PS – there’s much more to this Voltaire/Rousseau story – here’s a good paper I found on it if interested.


  1. I heard about this. It's very disheartening. It just goes to show you that if you post it out there for the world to see the world will see it. Events like this makes us all look at what we post differently.

  2. I would so prefer an honest review to a "nice" one. If people are too nice, I tend to disbelieve them, anyway. Great post!

  3. I definitely agree with you about the idea that one should take criticism and use it to improve. And, really, I think that's what many of not most authors do most of the time.

    However, I think the crux of the current reviewer/author uproar is really a result of mob mentality on both sides. People on both sides of the argument were quick to react in a judgmental, snarky, and completely immature manner which did nothing but fuel the fires.

    In addition to perspective, both sides need maturity, respect for others, and self-control. (In an ideal world. LOL.)

    Thanks for the interesting info about Voltaire and Rousseau! I have a special place in my heart for Candide--I sang a very difficult solo from the opera for my senior recital in college. :)

  4. Guess I'm behind the times, but I hadn't heard of all the uproard on Goodreads, but this is the second blog I've come across talking about it. Thanks for sharing the links so I could figure out what is going on.

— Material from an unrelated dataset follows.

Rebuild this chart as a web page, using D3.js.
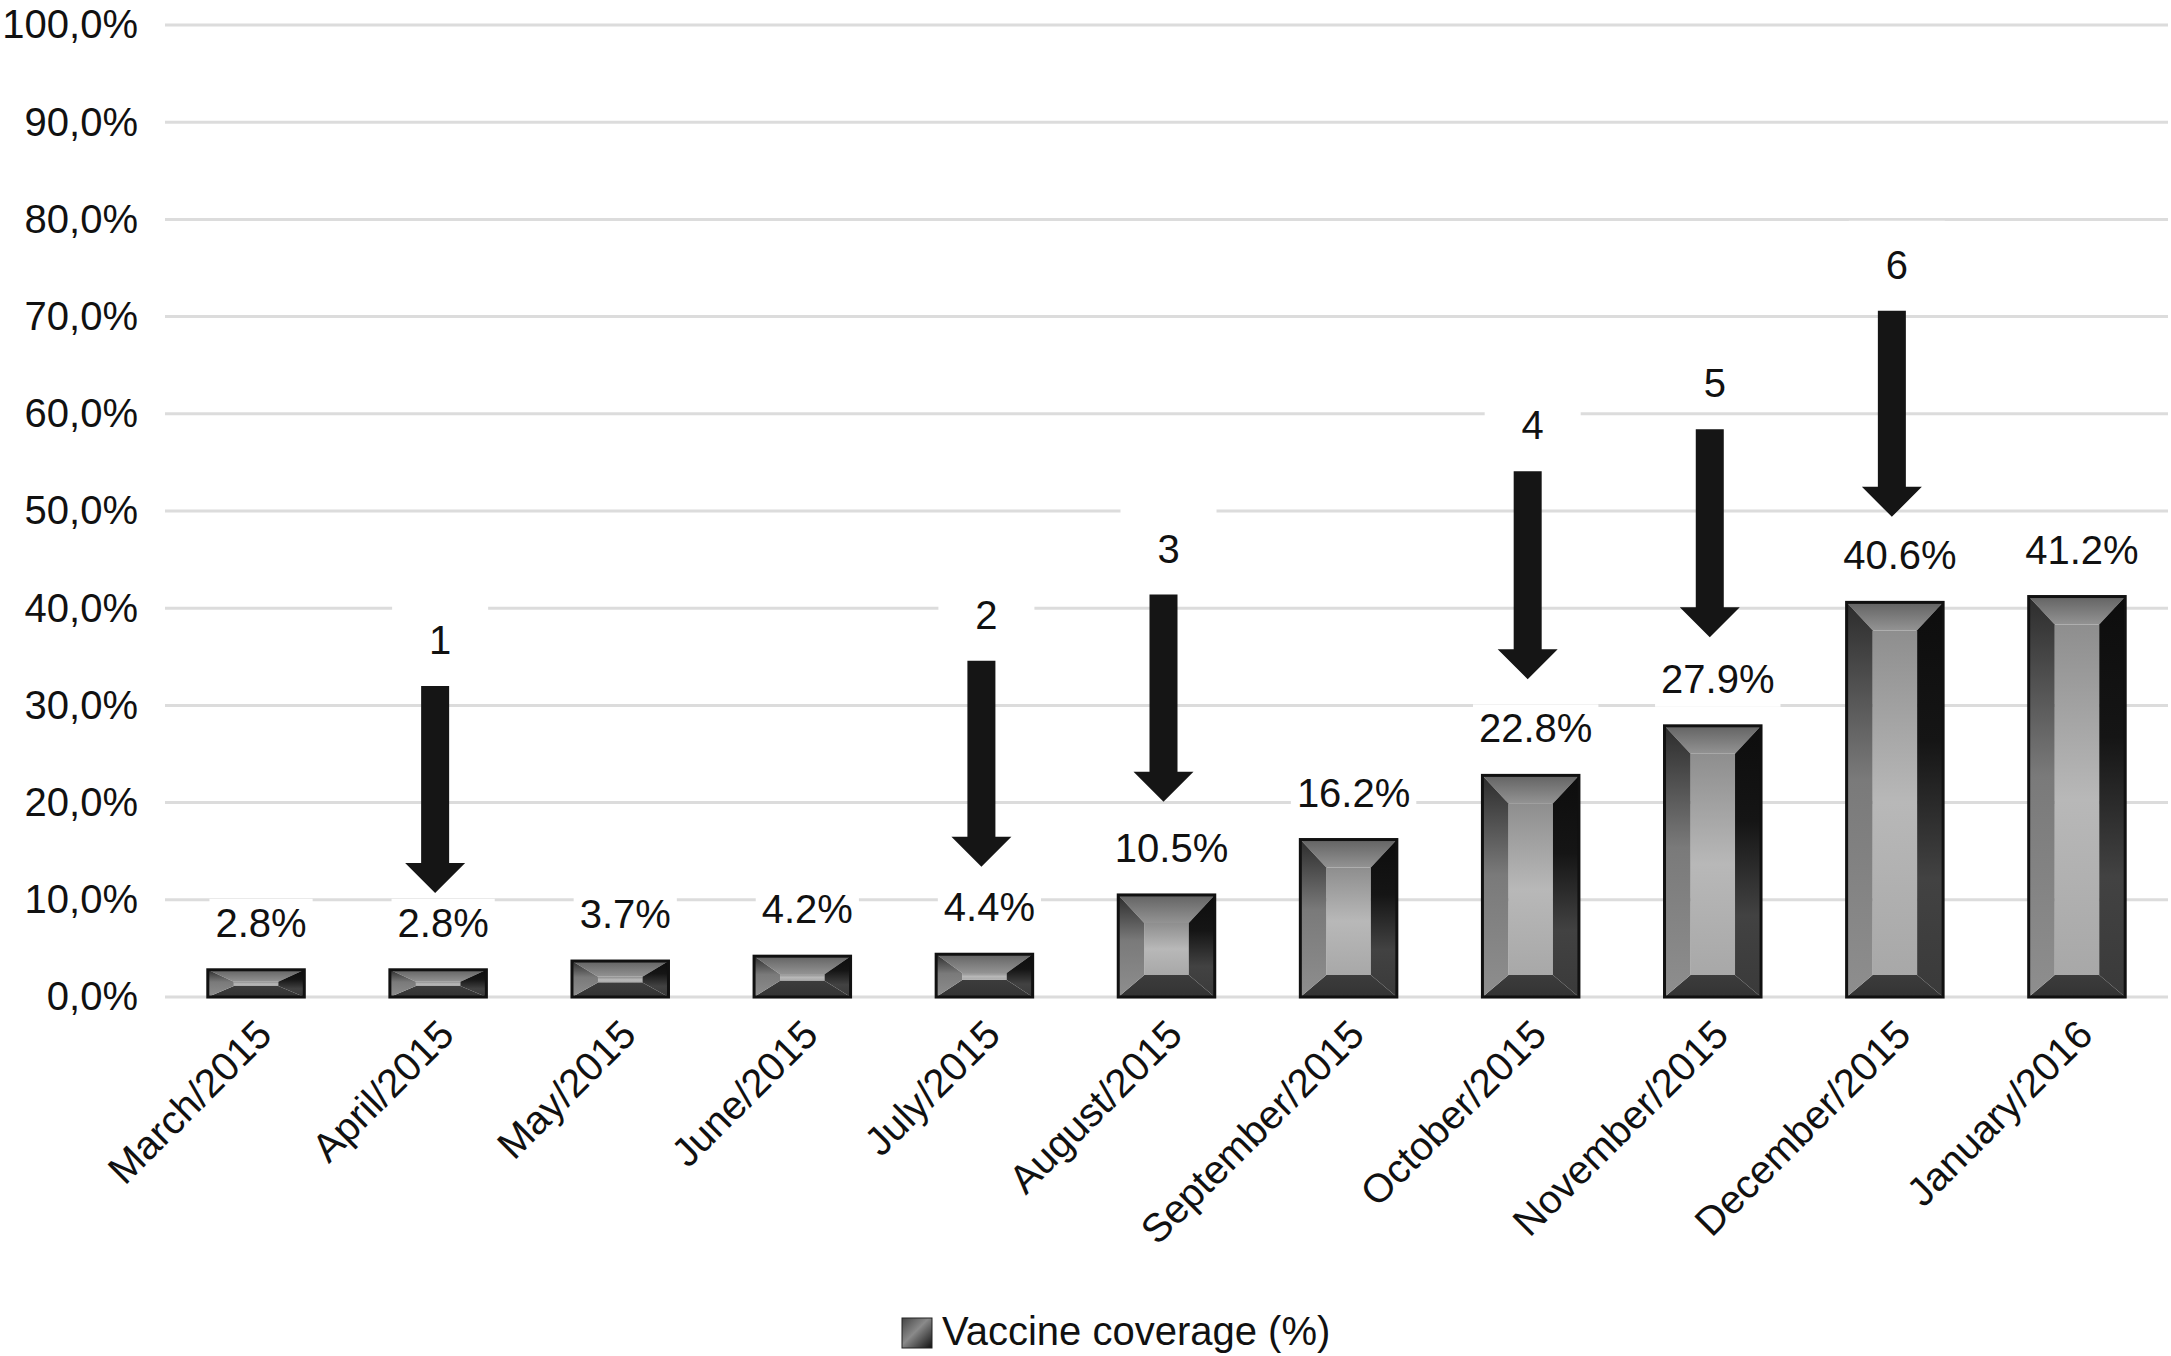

  5. Dare I say, embracing the metaphysical tends to set apart big names from small ones, no matter what era it is, that goes for artists and world leaders alike, and too often it's mistaken for big-headedness. No great visionary ever was without understanding of the metaphysical way of life.
    What am I, Natalie? I have a clear cause as an artist to advocate kindness and tolerance, both as a writer and general voice. It was a choice I made after telling Lady Gaga my life story, something changed in me afterwards, a feeling of warmth overwhelmed me for days; I knew Gaga had focused her thoughts on me.
    And it's true, getting feedback allows artists to grow. The nerve of me, daring to take on wizardry. I didn't foresee what this would stir among the Harry Potter cast, opinions about me were divided; oh it's just another clone, he's cool. Yet I don't want wizards to be remembered for it. Is it anything more than the "old dog" trying to defend its honour, dissing anyone new with balls to step forth with their new vision. I had the (mis)fortune of meeting Dan Radcliffe when he was approaching the height of his drunken paranoia phase. But at the end of the day I grew so much as an artist because of him. All the suffering, crying, lost friendships, burned bridges, neglect. Because of Dan people hurted, acting careers were screwed over. It's awful. Yet, I never gave up on my dream of creating a new generation of wizardry. I wouldn't be so far without Lady Gaga's blessings.
    You see Natalie, I've taken my work, which is my life, to the ragged edge and paid the price, I've been hurt, neglected which has nearly killed me. Lady Gaga is a healer without the need to be physically present. She can turn heads.
    I'll ask you Natalie, if you want YA to be more like Alice, as in dreamlike, utopian, you know what you can do. I don't write doomsday dystopia or vampires, I came to change the world for the better, and created trance to challenge dystopia. And I'm someone who doesn't stop until way too tired.

    Love your blog by the way, it's got nice colours and is my favourite. Take my story as inspiration, we can overcome any and all opposition if we believe in ourselves, if we believe in just one thing, love. Sure. I love the cast of Potter who have had a problem with me, even when I've allowed them to get to me and hurt me I've never stopped caring, because they are my friends and family always. I guess my life got turned upside down, and I kind of like it. :)

    More cat pics, thank you Natalie.
    I always have this image in mind of a white cat in a suit, gliding through space towards an airlock where my wizard is waiting to grab her, and it amuses me.


  6. A very inspiring post. I will definitely keep it in mind next time when my one crit partner sends back a stinging critique.


  7. I haven't had a book review yet, so I don't know exactly what it's like. However, I think as long as the reviewer is respecting me as a writer, than I won't be too upset. As long as they don't go Ad Hominem on me.

  8. I 'try' not to let bad reviews get to me, but I only pay attention to the ones that say more than 'this sucks'. Those ones I just ognore.

  9. Hear, hear! I know not everyone is going to like my book, and not everyone is going to "be nice" with their review. This is why I'm going to try VERY, very hard not to read my reviews. Reviews aren't for me, anyway, they're for other readers. :)

  10. Interesting.

    I suppose I don't understand why authors feel like they need to bash the reviewer(s) for them not liking the book. Not everyone is going to like it. Even the ones that end up being vicious, one has to take it with a grain of salt. You have to be the bigger person in the end and if you stoop low, like it seems what happened on that whole affair you linked up, you could destroy your career.

    I wonder when authors will get that.

  11. I like the perspective of this post. I learned from opponents. Not that they are necessarily right - they may have their own agenda. Should a critical review knock my pride and spark my anger something deep is stirred and shakes me out of my complacency. I'm not saying it's easy, but I make at least an effort to look beyond the insult to find the grain of gold.